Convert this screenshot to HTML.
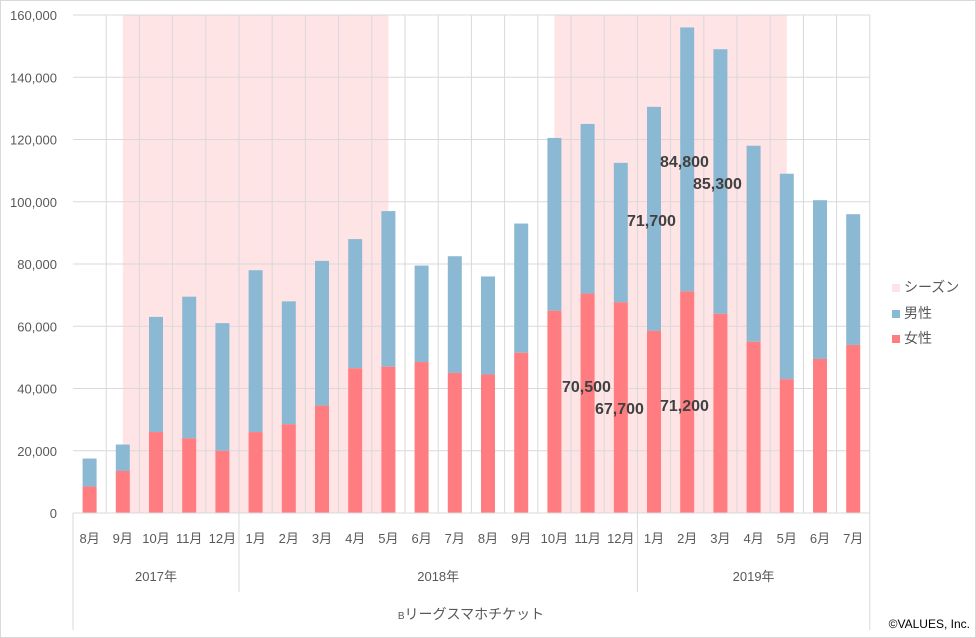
<!DOCTYPE html>
<html><head><meta charset="utf-8"><style>
body{margin:0;background:#fff}
svg{display:block;font-family:"Liberation Sans","Noto Sans CJK JP",sans-serif}
</style></head><body>
<svg id="s" width="976" height="638" viewBox="0 0 976 638"></svg>
<script>
var f=[8500,13500,26000,24000,20000,26000,28500,34500,46500,47000,48500,45000,44500,51500,65000,70500,67700,58500,71200,64000,55000,43000,49500,54000];
var t=[17500,22000,63000,69500,61000,78000,68000,81000,88000,97000,79500,82500,76000,93000,120500,125000,112500,130500,156000,149000,118000,109000,100500,96000];
var m=["8月","9月","10月","11月","12月","1月","2月","3月","4月","5月","6月","7月","8月","9月","10月","11月","12月","1月","2月","3月","4月","5月","6月","7月"];
var L=73,S=33.2,B=513,k=498/160000,R=L+24*S;
function y(v){return B-v*k}
function cx(i){return L+S*(i+0.5)}
var h='<rect x="0.5" y="0.5" width="975" height="637" fill="#fff" stroke="#d9d9d9"/>';
h+='<rect x="'+cx(1)+'" y="15" width="'+(cx(9)-cx(1))+'" height="498" fill="#ffe4e6"/>';
h+='<rect x="'+cx(14)+'" y="15" width="'+(cx(21)-cx(14))+'" height="498" fill="#ffe4e6"/>';
for(var v=20000;v<=160000;v+=20000)h+='<line x1="'+L+'" x2="'+R+'" y1="'+y(v)+'" y2="'+y(v)+'" stroke="#d9d9d9"/>';
for(var i=1;i<=24;i++){var x=L+S*i;h+='<line x1="'+x+'" x2="'+x+'" y1="15" y2="513" stroke="#d9d9d9"/>';}
for(var i=0;i<24;i++){var x=cx(i)-7;
h+='<rect x="'+x+'" y="'+y(t[i])+'" width="14" height="'+((t[i]-f[i])*k)+'" fill="#8bb9d3"/>';
h+='<rect x="'+x+'" y="'+y(f[i])+'" width="14" height="'+(f[i]*k)+'" fill="#ff7c80"/>';
h+='<text x="'+cx(i)+'" y="543" font-size="13" fill="#595959" text-anchor="middle">'+m[i]+'</text>';}
h+='<line x1="'+L+'" x2="'+R+'" y1="513" y2="513" stroke="#d9d9d9"/>';
h+='<line x1="'+L+'" x2="'+L+'" y1="513" y2="630" stroke="#d9d9d9"/>';
[5,17].forEach(function(j){var x=L+S*j;h+='<line x1="'+x+'" x2="'+x+'" y1="513" y2="592" stroke="#d9d9d9"/>';});
h+='<line x1="'+R+'" x2="'+R+'" y1="513" y2="630" stroke="#d9d9d9"/>';
for(var v=0;v<=160000;v+=20000)h+='<text x="57" y="'+(y(v)+5)+'" font-size="13" fill="#595959" text-anchor="end">'+v.toLocaleString("en-US")+'</text>';
h+='<text x="'+(L+2.5*S)+'" y="581" font-size="13" fill="#595959" text-anchor="middle">2017年</text>';
h+='<text x="'+(L+11*S)+'" y="581" font-size="13" fill="#595959" text-anchor="middle">2018年</text>';
h+='<text x="'+(L+20.5*S)+'" y="581" font-size="13" fill="#595959" text-anchor="middle">2019年</text>';
h+='<text x="471" y="619" font-size="14" fill="#595959" text-anchor="middle"><tspan font-size="10">B</tspan>リーグスマホチケット</text>';
h+='<text x="970" y="628" font-size="12" fill="#000" text-anchor="end">©VALUES, Inc.</text>';
var lg=[["シーズン","#ffe4e6",292],["男性","#8bb9d3",318],["女性","#ff7c80",343]];
lg.forEach(function(a){h+='<rect x="892" y="'+(a[2]-8)+'" width="8" height="8" fill="'+a[1]+'"/><text x="904" y="'+a[2]+'" font-size="14" fill="#595959">'+a[0]+'</text>';});
var lb=[["84,800",660,167],["85,300",693,189],["71,700",627,226],["70,500",562,392],["67,700",595,414],["71,200",660,411]];
lb.forEach(function(a){h+='<text x="'+a[1]+'" y="'+a[2]+'" font-size="16" font-weight="bold" fill="#404040">'+a[0]+'</text>';});
document.getElementById("s").innerHTML=h;
</script>
</body></html>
• • • •
§ Exercise goal
Give back every line exactly as it stands, pictures excluded.

§ Output below
Convert this screenshot to HTML.
<!DOCTYPE html>
<html><head><meta charset="utf-8"><style>
body{margin:0;background:#fff}
svg{display:block;font-family:"Liberation Sans","Noto Sans CJK JP",sans-serif}
</style></head><body>
<svg id="s" width="976" height="638" viewBox="0 0 976 638"></svg>
<script>
var f=[8500,13500,26000,24000,20000,26000,28500,34500,46500,47000,48500,45000,44500,51500,65000,70500,67700,58500,71200,64000,55000,43000,49500,54000];
var t=[17500,22000,63000,69500,61000,78000,68000,81000,88000,97000,79500,82500,76000,93000,120500,125000,112500,130500,156000,149000,118000,109000,100500,96000];
var m=["8月","9月","10月","11月","12月","1月","2月","3月","4月","5月","6月","7月","8月","9月","10月","11月","12月","1月","2月","3月","4月","5月","6月","7月"];
var L=73,S=33.2,B=513,k=498/160000,R=L+24*S;
function y(v){return B-v*k}
function cx(i){return L+S*(i+0.5)}
var h='<rect x="0.5" y="0.5" width="975" height="637" fill="#fff" stroke="#d9d9d9"/>';
h+='<rect x="'+cx(1)+'" y="15" width="'+(cx(9)-cx(1))+'" height="498" fill="#ffe4e6"/>';
h+='<rect x="'+cx(14)+'" y="15" width="'+(cx(21)-cx(14))+'" height="498" fill="#ffe4e6"/>';
for(var v=20000;v<=160000;v+=20000)h+='<line x1="'+L+'" x2="'+R+'" y1="'+y(v)+'" y2="'+y(v)+'" stroke="#d9d9d9"/>';
for(var i=1;i<=24;i++){var x=L+S*i;h+='<line x1="'+x+'" x2="'+x+'" y1="15" y2="513" stroke="#d9d9d9"/>';}
for(var i=0;i<24;i++){var x=cx(i)-7;
h+='<rect x="'+x+'" y="'+y(t[i])+'" width="14" height="'+((t[i]-f[i])*k)+'" fill="#8bb9d3"/>';
h+='<rect x="'+x+'" y="'+y(f[i])+'" width="14" height="'+(f[i]*k)+'" fill="#ff7c80"/>';
h+='<text x="'+cx(i)+'" y="543" font-size="13" fill="#595959" text-anchor="middle">'+m[i]+'</text>';}
h+='<line x1="'+L+'" x2="'+R+'" y1="513" y2="513" stroke="#d9d9d9"/>';
h+='<line x1="'+L+'" x2="'+L+'" y1="513" y2="630" stroke="#d9d9d9"/>';
[5,17].forEach(function(j){var x=L+S*j;h+='<line x1="'+x+'" x2="'+x+'" y1="513" y2="592" stroke="#d9d9d9"/>';});
h+='<line x1="'+R+'" x2="'+R+'" y1="513" y2="630" stroke="#d9d9d9"/>';
for(var v=0;v<=160000;v+=20000)h+='<text x="57" y="'+(y(v)+5)+'" font-size="13" fill="#595959" text-anchor="end">'+v.toLocaleString("en-US")+'</text>';
h+='<text x="'+(L+2.5*S)+'" y="581" font-size="13" fill="#595959" text-anchor="middle">2017年</text>';
h+='<text x="'+(L+11*S)+'" y="581" font-size="13" fill="#595959" text-anchor="middle">2018年</text>';
h+='<text x="'+(L+20.5*S)+'" y="581" font-size="13" fill="#595959" text-anchor="middle">2019年</text>';
h+='<text x="471" y="619" font-size="14" fill="#595959" text-anchor="middle"><tspan font-size="10">B</tspan>リーグスマホチケット</text>';
h+='<text x="970" y="628" font-size="12" fill="#000" text-anchor="end">©VALUES, Inc.</text>';
var lg=[["シーズン","#ffe4e6",292],["男性","#8bb9d3",318],["女性","#ff7c80",343]];
lg.forEach(function(a){h+='<rect x="892" y="'+(a[2]-8)+'" width="8" height="8" fill="'+a[1]+'"/><text x="904" y="'+a[2]+'" font-size="14" fill="#595959">'+a[0]+'</text>';});
var lb=[["84,800",660,167],["85,300",693,189],["71,700",627,226],["70,500",562,392],["67,700",595,414],["71,200",660,411]];
lb.forEach(function(a){h+='<text x="'+a[1]+'" y="'+a[2]+'" font-size="16" font-weight="bold" fill="#404040">'+a[0]+'</text>';});
document.getElementById("s").innerHTML=h;
</script>
</body></html>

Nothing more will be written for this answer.